= 1989 Labour Party Shadow Cabinet election =

Interparty election

Elections to the Labour Party's Shadow Cabinet (more formally, its "Parliamentary Committee") occurred in November 1989. For these elections the Shadow Cabinet was expanded from 15 to 18 seats and, for the first time, MPs had to cast at least three votes for women.

In July 1989 Labour agreed to increase the number of places on the Shadow Cabinet and introduce positive discrimination to ensure more women were included. After considering several options for increasing the number of women in the Shadow Cabinet, the party voted for Llin Golding's proposal to require all MPs to cast at least three votes for women. As a result of these changes, the Shadow Cabinet elected in 1989 included four women for the first time.

In addition to the 18 members elected, the Leader (Neil Kinnock), Deputy Leader (Roy Hattersley), Labour Chief Whip (Derek Foster), Labour Leader in the House of Lords (Cledwyn Hughes), Chief Whip in the House of Lords (Thomas Ponsonby), House of Lords Shadow Cabinet representative (Joe Dean) and Chairman of the Parliamentary Labour Party (Stan Orme) were automatically members.

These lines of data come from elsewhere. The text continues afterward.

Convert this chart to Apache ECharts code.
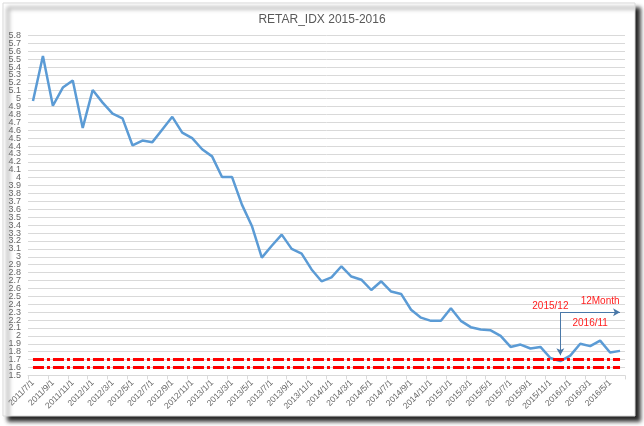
<!DOCTYPE html>
<html>
<head>
<meta charset="utf-8">
<script src="https://cdn.jsdelivr.net/npm/echarts@6/dist/echarts.min.js"></script>
<style>
html,body{margin:0;padding:0;background:#fff;}
#chart{width:644px;height:426px;}
</style>
</head>
<body>
<div id="chart"></div>
<script>
var titleText = 'RETAR_IDX 2015-2016';
var categories = [
 '2011/7/1','2011/8/1','2011/9/1','2011/10/1','2011/11/1','2011/12/1',
 '2012/1/1','2012/2/1','2012/3/1','2012/4/1','2012/5/1','2012/6/1',
 '2012/7/1','2012/8/1','2012/9/1','2012/10/1','2012/11/1','2012/12/1',
 '2013/1/1','2013/2/1','2013/3/1','2013/4/1','2013/5/1','2013/6/1',
 '2013/7/1','2013/8/1','2013/9/1','2013/10/1','2013/11/1','2013/12/1',
 '2014/1/1','2014/2/1','2014/3/1','2014/4/1','2014/5/1','2014/6/1',
 '2014/7/1','2014/8/1','2014/9/1','2014/10/1','2014/11/1','2014/12/1',
 '2015/1/1','2015/2/1','2015/3/1','2015/4/1','2015/5/1','2015/6/1',
 '2015/7/1','2015/8/1','2015/9/1','2015/10/1','2015/11/1','2015/12/1',
 '2016/1/1','2016/2/1','2016/3/1','2016/4/1','2016/5/1','2016/6/1'
];
var retarIdx = [
 4.97,5.54,4.91,5.14,5.23,4.63,
 5.11,4.95,4.81,4.75,4.41,4.47,
 4.45,4.61,4.77,4.57,4.50,4.36,
 4.27,4.01,4.01,3.66,3.39,2.99,
 3.14,3.28,3.10,3.04,2.84,2.69,
 2.74,2.88,2.75,2.71,2.58,2.69,
 2.56,2.53,2.33,2.23,2.19,2.19,
 2.35,2.19,2.11,2.08,2.07,2.00,
 1.86,1.89,1.84,1.86,1.72,1.68,
 1.75,1.90,1.87,1.94,1.79,1.81
];
var refLevels = [1.7, 1.6];
var annoTexts = ['2015/12', '12Month', '2016/11'];
var yMin = 1.5, yMax = 5.8, yStep = 0.1;

var chart = echarts.init(document.getElementById('chart'), null, {renderer:'canvas'});
var lastIdx = categories.length - 1;
var refMarkData = refLevels.map(function(v){
  return [{coord:[0, v]}, {coord:[lastIdx, v]}];
});
var arrowColor = '#4a78a8';
var fmt = function(v){ return String(Math.round(v*10)/10); };
var labelBase = {fontSize:9, color:'#666666', margin:7,
  fontFamily:'Liberation Sans, Arial, sans-serif'};
var option = {
  animation:false,
  backgroundColor:'#fff',
  graphic:[{
    type:'rect', z:-10, silent:true,
    shape:{x:3, y:3, width:632, height:413},
    style:{fill:'#fff', stroke:'#d9d9d9', lineWidth:1,
      shadowBlur:4, shadowOffsetX:5, shadowOffsetY:5, shadowColor:'rgba(0,0,0,0.85)'}
  }],
  title:{
    text:titleText, left:'center', top:9,
    textStyle:{fontFamily:'Liberation Sans, Arial, sans-serif', fontSize:12, fontWeight:'normal', color:'#595959'}
  },
  grid:{left:28, right:19, top:35.4, height:340, containLabel:false},
  xAxis:{
    type:'category', data:categories, boundaryGap:true,
    axisLine:{show:true, lineStyle:{color:'#d9d9d9'}},
    axisTick:{show:true, interval:1, length:4, lineStyle:{color:'#d9d9d9'}},
    axisLabel:{interval:1, rotate:45, fontSize:8.5, color:'#666666', margin:6,
      fontFamily:'Liberation Sans, Arial, sans-serif'},
    splitLine:{show:false}
  },
  yAxis:[{
    type:'value', min:yMin, max:yMax, interval:yStep, position:'left',
    axisLine:{show:false}, axisTick:{show:false},
    axisLabel:Object.assign({showMinLabel:false, showMaxLabel:false, formatter:fmt}, labelBase),
    splitLine:{showMinLine:true, showMaxLine:true, lineStyle:{color:'#d9d9d9', width:1}}
  },{
    type:'value', min:yMin, max:yMax, interval:yStep, position:'left', offset:0,
    axisLine:{show:false}, axisTick:{show:false}, splitLine:{show:false},
    axisLabel:Object.assign({showMinLabel:true, showMaxLabel:true,
      formatter:function(v){
        var r = Math.round(v*10)/10;
        return (r === yMin || r === yMax) ? String(r) : '';
      }}, labelBase)
  }],
  series:[
    {
      type:'line', data:retarIdx, showSymbol:false, symbol:'none',
      lineStyle:{color:'#5b9bd5', width:2.5}, itemStyle:{color:'#5b9bd5'}, z:3,
      markLine:{
        silent:true, symbol:['none','arrow'], symbolSize:[6,7], precision:3,
        label:{show:false},
        lineStyle:{color:arrowColor, width:1, type:'solid'},
        data:[
          [{coord:[53, 2.30]}, {coord:[53, 1.755]}],
          [{coord:[53, 2.30]}, {coord:[58.6, 2.30]}]
        ]
      },
      markPoint:{
        silent:true, symbol:'circle', symbolSize:0,
        label:{show:true, position:'inside', color:'#ff2020', fontSize:10,
          fontFamily:'Liberation Sans, Arial, sans-serif',
          formatter:function(p){return p.name;}},
        data:[
          {name:annoTexts[0], coord:[51.9, 2.375]},
          {name:annoTexts[1], coord:[57.0, 2.435]},
          {name:annoTexts[2], coord:[56.45, 2.16]}
        ]
      }
    },
    {
      type:'line', data:[], symbol:'none', z:4,
      markLine:{
        silent:true, symbol:['none','none'], label:{show:false},
        lineStyle:{color:'#ff0000', width:3, type:[11,3,3,3]},
        data:refMarkData
      }
    }
  ]
};
chart.setOption(option);
</script>
</body>
</html>
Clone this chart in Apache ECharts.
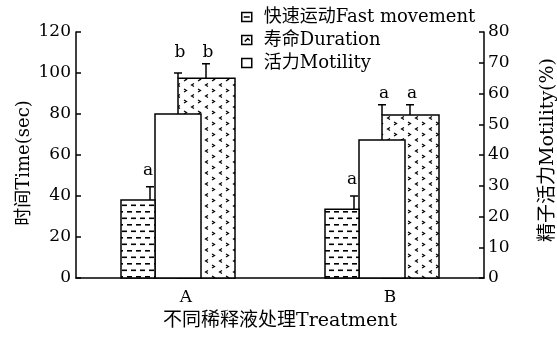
<!DOCTYPE html>
<html>
<head>
<meta charset="utf-8">
<script src="https://cdn.jsdelivr.net/npm/echarts@6/dist/echarts.min.js"></script>
<style>html,body{margin:0;padding:0;background:#fff;}#chart{width:557px;height:337px;}</style>
</head>
<body>
<div id="chart"></div>
<script>
// ---- data ----
const categories = ['A', 'B'];
const seriesNames = ['快速运动Fast movement', '寿命Duration', '活力Motility'];
const fastMovement = [38, 33.5];        // sec (left axis)
const fastErrTop = [44.5, 40];
const duration = [97.5, 79.5];          // sec (left axis)
const durationErrTopL = [100, 84.5];
const durationErrTopR = [104.5, 84.5];
const motility = [53.3, 44.9];          // % (right axis)
const lettersFast = ['a', 'a'];
const lettersDurL = ['b', 'a'];
const lettersDurR = ['b', 'a'];
const leftAxis = { min: 0, max: 120, interval: 20 };
const rightAxis = { min: 0, max: 80, interval: 10 };

// ---- styles ----
const FONT = '"DejaVu Serif", "Noto Sans CJK SC", serif';
function makePattern(w, h, draw) {
  const cv = document.createElement('canvas');
  cv.width = w; cv.height = h;
  const ctx = cv.getContext('2d');
  ctx.fillStyle = '#fff'; ctx.fillRect(0, 0, w, h);
  ctx.fillStyle = '#000'; ctx.strokeStyle = '#000';
  draw(ctx);
  return cv;
}
const dashPat = makePattern(9, 13, ctx => {
  ctx.fillRect(1, 3, 5, 1.6);
  ctx.fillRect(5, 9.5, 5, 1.6);
  ctx.fillRect(-4, 9.5, 5, 1.6);
});
const chevPat = makePattern(14, 11, ctx => {
  ctx.lineWidth = 1.2;
  ctx.beginPath();
  ctx.moveTo(2, 1); ctx.lineTo(4.5, 2.5); ctx.lineTo(2, 4);
  ctx.moveTo(12, 6.5); ctx.lineTo(9.5, 8); ctx.lineTo(12, 9.5);
  ctx.stroke();
});

function errBar(x, yTop, yBase) {
  return [
    { type: 'line', shape: { x1: x, y1: yBase, x2: x, y2: yTop }, style: { stroke: '#000', lineWidth: 1.5 } },
    { type: 'line', shape: { x1: x - 4, y1: yTop, x2: x + 4, y2: yTop }, style: { stroke: '#000', lineWidth: 1.5 } }
  ];
}
function letter(x, y, t) {
  return { type: 'text', style: { x: x, y: y, text: t, font: '17px ' + FONT, fill: '#000', align: 'center', verticalAlign: 'bottom' } };
}
function rectEl(x0, x1, yTop, yBase, fill) {
  return { type: 'rect', shape: { x: x0, y: yTop, width: x1 - x0, height: yBase - yTop },
    style: { fill: fill, stroke: '#000', lineWidth: 1.5 } };
}

const chart = echarts.init(document.getElementById('chart'));
chart.setOption({
  animation: false,
  backgroundColor: '#fff',
  grid: { left: 76, right: 73, top: 32, bottom: 59, outerBoundsMode: 'none', containLabel: false },
  legend: {
    orient: 'vertical', left: 236, top: 3, itemGap: 5,
    itemWidth: 10, itemHeight: 9,
    itemStyle: { color: '#fff', borderColor: '#000', borderWidth: 1.5 },
    textStyle: { fontFamily: FONT, fontSize: 18, color: '#000', padding: [0, 0, 0, 7], lineHeight: 18 },
    data: [
      { name: seriesNames[0], icon: 'path://M0,0L10,0L10,9L0,9Z M2,4.5L8,4.5' },
      { name: seriesNames[1], icon: 'path://M0,0L10,0L10,9L0,9Z M3,6L6,3L8,5' },
      { name: seriesNames[2], icon: 'path://M0,0L10,0L10,9L0,9Z' }
    ]
  },
  xAxis: {
    type: 'category', data: categories,
    axisLine: { lineStyle: { color: '#000', width: 1.5 } },
    axisTick: { show: false },
    axisLabel: { fontFamily: FONT, fontSize: 17, color: '#000', margin: 11, padding: [0, 0, 0, 16] },
    name: '不同稀释液处理Treatment', nameLocation: 'middle', nameGap: 34, nameMoveOverlap: false,
    nameTextStyle: { fontFamily: FONT, fontSize: 19, color: '#000' }
  },
  yAxis: [
    {
      type: 'value', min: leftAxis.min, max: leftAxis.max, interval: leftAxis.interval,
      position: 'left',
      axisLine: { show: true, lineStyle: { color: '#000', width: 1.5 } },
      axisTick: { show: true, inside: true, length: 5, lineStyle: { color: '#000', width: 1.5 } },
      axisLabel: { fontFamily: FONT, fontSize: 17, color: '#000', margin: 5 },
      splitLine: { show: false },
      name: '时间Time(sec)', nameLocation: 'middle', nameGap: 43, nameRotate: 90, nameMoveOverlap: false,
      nameTextStyle: { fontFamily: FONT, fontSize: 18, color: '#000', padding: [0, 16, 0, 0] }
    },
    {
      type: 'value', min: rightAxis.min, max: rightAxis.max, interval: rightAxis.interval,
      position: 'right',
      axisLine: { show: true, lineStyle: { color: '#000', width: 1.5 } },
      axisTick: { show: true, inside: true, length: 5, lineStyle: { color: '#000', width: 1.5 } },
      axisLabel: { fontFamily: FONT, fontSize: 17, color: '#000', margin: 4 },
      splitLine: { show: false },
      name: '精子活力Motility(%)', nameLocation: 'middle', nameGap: 55, nameRotate: 90, nameMoveOverlap: false,
      nameTextStyle: { fontFamily: FONT, fontSize: 19, color: '#000', padding: [0, 0, 0, 10] }
    }
  ],
  series: [
    {
      name: seriesNames[1], type: 'custom', yAxisIndex: 0, z: 2,
      itemStyle: { color: '#fff', borderColor: '#000' },
      data: categories.map((c, i) => [i, duration[i], durationErrTopL[i], durationErrTopR[i]]),
      renderItem: function (params, api) {
        const i = params.dataIndex;
        const base = api.coord([api.value(0), 0]);
        const cx = base[0], y0 = base[1];
        const yTop = api.coord([api.value(0), api.value(1)])[1];
        const eL = api.coord([api.value(0), api.value(2)])[1];
        const eR = api.coord([api.value(0), api.value(3)])[1];
        const xL = cx, xR = cx + 28;
        const ly = Math.min(eL, eR) - 3;
        return { type: 'group', children: [
          rectEl(cx, cx + 57, yTop, y0, { image: chevPat, repeat: 'repeat' }),
          ...errBar(xL, eL, yTop), ...errBar(xR, eR, yTop),
          letter(xL + 2, ly, lettersDurL[i]), letter(xR + 2, ly, lettersDurR[i])
        ] };
      }
    },
    {
      name: seriesNames[2], type: 'custom', yAxisIndex: 1, z: 3,
      itemStyle: { color: '#fff', borderColor: '#000' },
      data: categories.map((c, i) => [i, motility[i]]),
      renderItem: function (params, api) {
        const base = api.coord([api.value(0), 0]);
        const cx = base[0], y0 = base[1];
        const yTop = api.coord([api.value(0), api.value(1)])[1];
        return { type: 'group', children: [ rectEl(cx - 23, cx + 23, yTop, y0, '#fff') ] };
      }
    },
    {
      name: seriesNames[0], type: 'custom', yAxisIndex: 0, z: 4,
      itemStyle: { color: '#fff', borderColor: '#000' },
      data: categories.map((c, i) => [i, fastMovement[i], fastErrTop[i]]),
      renderItem: function (params, api) {
        const i = params.dataIndex;
        const base = api.coord([api.value(0), 0]);
        const cx = base[0], y0 = base[1];
        const yTop = api.coord([api.value(0), api.value(1)])[1];
        const e = api.coord([api.value(0), api.value(2)])[1];
        const xe = cx - 28;
        return { type: 'group', children: [
          rectEl(cx - 57, cx - 23, yTop, y0, { image: dashPat, repeat: 'repeat' }),
          ...errBar(xe, e, yTop),
          letter(xe - 2, e - 8, lettersFast[i])
        ] };
      }
    }
  ]
});
</script>
</body>
</html>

The 18 winners of the election are listed below:

| Colour key | Retained in the Shadow Cabinet |
Joined the Shadow Cabinet
Voted out of the Shadow Cabinet

| Rank | Candidate | Constituency | Votes |
|---|---|---|---|
| 1 | Gordon Brown | Dunfermline East | 162 |
| 2 | John Smith | Monklands East | 153 |
| 3 | Robin Cook | Livingston | 141 |
| 4 | Tony Blair | Sedgefield | 138 |
| 5 | Gerald Kaufman | Manchester Gorton | 134 |
| 6 | Joan Lestor | Eccles | 129 |
| 7 | Jo Richardson | Barking | 126 |
| 8 | Jack Cunningham | Copeland | 125 |
| 9 | Bryan Gould | Dagenham | 124 |
| 10 | Frank Dobson | Holborn and St Pancras | 118 |
| 11 | John Prescott | Kingston upon Hull East | 116 |
| 12 | Michael Meacher | Oldham West | 115 |
| 13† | David Clark | South Shields | 111 |
| 13† | Ann Clwyd | Cynon Valley | 111 |
| 15 | Donald Dewar | Glasgow Garscadden | 109 |
| 16 | Barry Jones | Alyn and Deeside | 108 |
| 17 | Margaret Beckett | Derby South | 106 |
| 18 | Jack Straw | Blackburn | 104 |
| 19 | Ann Taylor | Dewsbury | 100 |
| 20 | Martin O'Neill | Clackmannan | 86 |
| 21 | Clare Short | Birmingham Ladywood | 83 |
| 22 | Llin Golding | Newcastle-under-Lyme | 82 |
| 23 | David Blunkett | Sheffield Brightside | 63 |
| 24 | Tony Banks | Newham North West | 62 |
| 25 | Harriet Harman | Peckham | 58 |
| 26 | Tony Benn | Chesterfield | 42 |
| 27† | Alan Williams | Carmarthen | 52 |
| 27† | Barry Sheerman | Huddersfield | 52 |
| 29 | Jeff Rooker | Birmingham Perry Barr | 50 |
| 30 | Audrey Wise | Preston | 46 |
| 31 | Bob Cryer | Bradford South | 42 |
| 32 | Dennis Canavan | Falkirk West | 41 |
| 33 | John Garrett | Norwich South | 33 |

† Multiple candidates tied for position.